Morin also raised the possibility of subpoenaing Project Veritas on the matter. The conservative group said they’d show up in court, if ordered.
“What happened between the judge and the prosecution is obviously beyond our purview,” Stephen Gordon, a Project Veritas spokesperson told The Daily Beast, “however we voluntarily cooperated with D.C. and federal law enforcement officials by supplying them with our video and will cooperate with any lawful order we receive from the court.”
On Thursday, the defense asked presiding Judge Kimberly Knowles to make a Project Veritas member available for a deposition. But the defense still worries the video might have already done its damage.
The clip is “problematic for the trial currently going on, because they played this Project Veritas video yesterday in that trial group,” Lagesse said on Wednesday. “So now what do they do? Do they try to cure that by telling the jury to ignore something they spent half a day watching and hearing about from a witness?”
Defense attorneys have suggested they might move for a mistrial based on the Brady ruling.
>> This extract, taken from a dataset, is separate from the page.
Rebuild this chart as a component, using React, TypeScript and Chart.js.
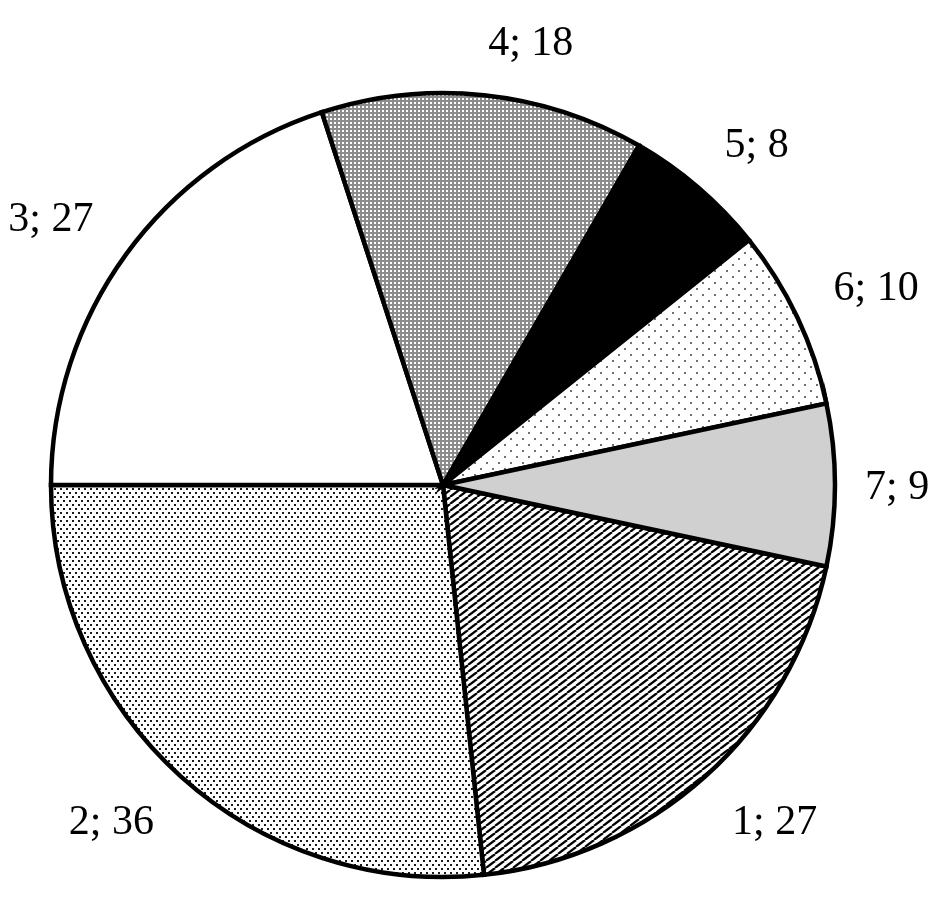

Knowles reaffirmed Morin’s ruling on Thursday, although she declined to dismiss the case.
“It gives me a lot of hope for the case as a whole,” Lagesse said. “It’s the beginning of the process of exposing all this misbehavior that’s been going on under the surface.
“I think it’s going to be a lot easier for the defense to poke holes in things when people can see through and see that the prosecution is not acting as well as they might.”
Update, 5/25/18: This story has been updated with a quote from the defense to clarify they allege the government edited the Project Veritas video.